-- START OF Information provided --
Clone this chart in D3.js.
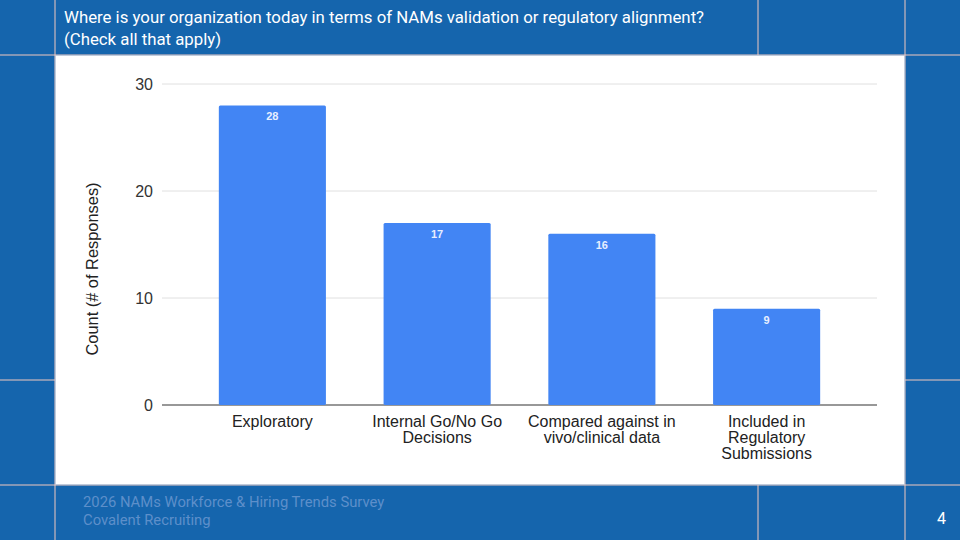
<!DOCTYPE html>
<meta charset="utf-8">
<style>
body { margin: 0; background: #1565ad; }
svg { display: block; font-family: Roboto, "Noto Sans", sans-serif; }
.chart text { font-family: "Liberation Sans", Arial, sans-serif; }
</style>
<script src="https://cdn.jsdelivr.net/npm/d3@7"></script>
<body>
<script>
var categories = [["Exploratory"], ["Internal Go/No Go", "Decisions"], ["Compared against in", "vivo/clinical data"], ["Included in", "Regulatory", "Submissions"]];
var counts = [28, 17, 16, 9];
var yTicks = [0, 10, 20, 30];

var svg = d3.select("body").append("svg").attr("width", 960).attr("height", 540);
svg.append("rect").attr("width", 960).attr("height", 540).attr("fill", "#1565ad");

// slide frame lines
var line = "#f1c9bf";
[[55, 0, 55, 540], [905, 0, 905, 540], [758, 0, 758, 55], [758, 485, 758, 540],
 [0, 55, 960, 55], [0, 485, 960, 485], [0, 380, 55, 380], [905, 380, 960, 380]].forEach(function(l) {
  svg.append("line").attr("x1", l[0]).attr("y1", l[1]).attr("x2", l[2]).attr("y2", l[3])
    .attr("stroke", line).attr("stroke-width", 1);
});
svg.append("rect").attr("x", 55.5).attr("y", 55.5).attr("width", 849).attr("height", 429).attr("fill", "#fff");

svg.append("text").attr("x", 64).attr("y", 23).attr("fill", "#fff").attr("font-size", 16.8)
  .text("Where is your organization today in terms of NAMs validation or regulatory alignment?");
svg.append("text").attr("x", 64).attr("y", 45).attr("fill", "#fff").attr("font-size", 16.8)
  .text("(Check all that apply)");
svg.append("text").attr("x", 83).attr("y", 507).attr("fill", "#5d8fca").attr("font-size", 14.8).text("2026 NAMs Workforce & Hiring Trends Survey");
svg.append("text").attr("x", 83).attr("y", 525).attr("fill", "#5d8fca").attr("font-size", 14.8).text("Covalent Recruiting");
svg.append("text").attr("x", 946).attr("y", 524).attr("fill", "#fff").attr("font-size", 16).attr("text-anchor", "end").text("4");

var x = d3.scaleBand().domain(d3.range(categories.length)).range([190, 849]).paddingInner(0.35).paddingOuter(0.175);
var y = d3.scaleLinear().domain([0, 30]).range([405, 84]);

var g = svg.append("g").attr("class", "chart");
g.selectAll(".grid").data(yTicks).join("line")
  .attr("x1", 162).attr("x2", 877).attr("y1", function(d) { return y(d); }).attr("y2", function(d) { return y(d); })
  .attr("stroke", function(d) { return d === 0 ? "#333" : "#e0e0e0"; }).attr("stroke-width", function(d) { return d === 0 ? 1.2 : 1; });
g.selectAll(".yt").data(yTicks).join("text")
  .attr("x", 153).attr("y", function(d) { return y(d) + 6; }).attr("text-anchor", "end")
  .attr("font-size", 16).attr("fill", "#333").text(function(d) { return d; });

g.selectAll(".bar").data(counts).join("rect")
  .attr("x", function(d, i) { return x(i); }).attr("width", x.bandwidth())
  .attr("y", function(d) { return y(d); }).attr("height", function(d) { return y(0) - y(d); })
  .attr("fill", "#4285f4").attr("rx", 1.5);
g.selectAll(".lbl").data(counts).join("text")
  .attr("x", function(d, i) { return x(i) + x.bandwidth() / 2; }).attr("y", function(d) { return y(d) + 15; })
  .attr("text-anchor", "middle").attr("font-size", 11).attr("font-weight", "bold").attr("fill", "#e8efff")
  .text(function(d) { return d; });

categories.forEach(function(lines, i) {
  var t = g.append("text").attr("text-anchor", "middle").attr("font-size", 16).attr("fill", "#222");
  lines.forEach(function(s, j) {
    t.append("tspan").attr("x", x(i) + x.bandwidth() / 2).attr("y", 427 + j * 16).text(s);
  });
});

g.append("text").attr("transform", "translate(98,269) rotate(-90)").attr("text-anchor", "middle")
  .attr("font-size", 16.4).attr("fill", "#222").text("Count (# of Responses)");
</script>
-- END OF Information provided --
Repeat the data exactly in full, omitting its pictures.

Clone this chart in D3.js.
<!DOCTYPE html>
<meta charset="utf-8">
<style>
body { margin: 0; background: #1565ad; }
svg { display: block; font-family: Roboto, "Noto Sans", sans-serif; }
.chart text { font-family: "Liberation Sans", Arial, sans-serif; }
</style>
<script src="https://cdn.jsdelivr.net/npm/d3@7"></script>
<body>
<script>
var categories = [["Exploratory"], ["Internal Go/No Go", "Decisions"], ["Compared against in", "vivo/clinical data"], ["Included in", "Regulatory", "Submissions"]];
var counts = [28, 17, 16, 9];
var yTicks = [0, 10, 20, 30];

var svg = d3.select("body").append("svg").attr("width", 960).attr("height", 540);
svg.append("rect").attr("width", 960).attr("height", 540).attr("fill", "#1565ad");

// slide frame lines
var line = "#f1c9bf";
[[55, 0, 55, 540], [905, 0, 905, 540], [758, 0, 758, 55], [758, 485, 758, 540],
 [0, 55, 960, 55], [0, 485, 960, 485], [0, 380, 55, 380], [905, 380, 960, 380]].forEach(function(l) {
  svg.append("line").attr("x1", l[0]).attr("y1", l[1]).attr("x2", l[2]).attr("y2", l[3])
    .attr("stroke", line).attr("stroke-width", 1);
});
svg.append("rect").attr("x", 55.5).attr("y", 55.5).attr("width", 849).attr("height", 429).attr("fill", "#fff");

svg.append("text").attr("x", 64).attr("y", 23).attr("fill", "#fff").attr("font-size", 16.8)
  .text("Where is your organization today in terms of NAMs validation or regulatory alignment?");
svg.append("text").attr("x", 64).attr("y", 45).attr("fill", "#fff").attr("font-size", 16.8)
  .text("(Check all that apply)");
svg.append("text").attr("x", 83).attr("y", 507).attr("fill", "#5d8fca").attr("font-size", 14.8).text("2026 NAMs Workforce & Hiring Trends Survey");
svg.append("text").attr("x", 83).attr("y", 525).attr("fill", "#5d8fca").attr("font-size", 14.8).text("Covalent Recruiting");
svg.append("text").attr("x", 946).attr("y", 524).attr("fill", "#fff").attr("font-size", 16).attr("text-anchor", "end").text("4");

var x = d3.scaleBand().domain(d3.range(categories.length)).range([190, 849]).paddingInner(0.35).paddingOuter(0.175);
var y = d3.scaleLinear().domain([0, 30]).range([405, 84]);

var g = svg.append("g").attr("class", "chart");
g.selectAll(".grid").data(yTicks).join("line")
  .attr("x1", 162).attr("x2", 877).attr("y1", function(d) { return y(d); }).attr("y2", function(d) { return y(d); })
  .attr("stroke", function(d) { return d === 0 ? "#333" : "#e0e0e0"; }).attr("stroke-width", function(d) { return d === 0 ? 1.2 : 1; });
g.selectAll(".yt").data(yTicks).join("text")
  .attr("x", 153).attr("y", function(d) { return y(d) + 6; }).attr("text-anchor", "end")
  .attr("font-size", 16).attr("fill", "#333").text(function(d) { return d; });

g.selectAll(".bar").data(counts).join("rect")
  .attr("x", function(d, i) { return x(i); }).attr("width", x.bandwidth())
  .attr("y", function(d) { return y(d); }).attr("height", function(d) { return y(0) - y(d); })
  .attr("fill", "#4285f4").attr("rx", 1.5);
g.selectAll(".lbl").data(counts).join("text")
  .attr("x", function(d, i) { return x(i) + x.bandwidth() / 2; }).attr("y", function(d) { return y(d) + 15; })
  .attr("text-anchor", "middle").attr("font-size", 11).attr("font-weight", "bold").attr("fill", "#e8efff")
  .text(function(d) { return d; });

categories.forEach(function(lines, i) {
  var t = g.append("text").attr("text-anchor", "middle").attr("font-size", 16).attr("fill", "#222");
  lines.forEach(function(s, j) {
    t.append("tspan").attr("x", x(i) + x.bandwidth() / 2).attr("y", 427 + j * 16).text(s);
  });
});

g.append("text").attr("transform", "translate(98,269) rotate(-90)").attr("text-anchor", "middle")
  .attr("font-size", 16.4).attr("fill", "#222").text("Count (# of Responses)");
</script>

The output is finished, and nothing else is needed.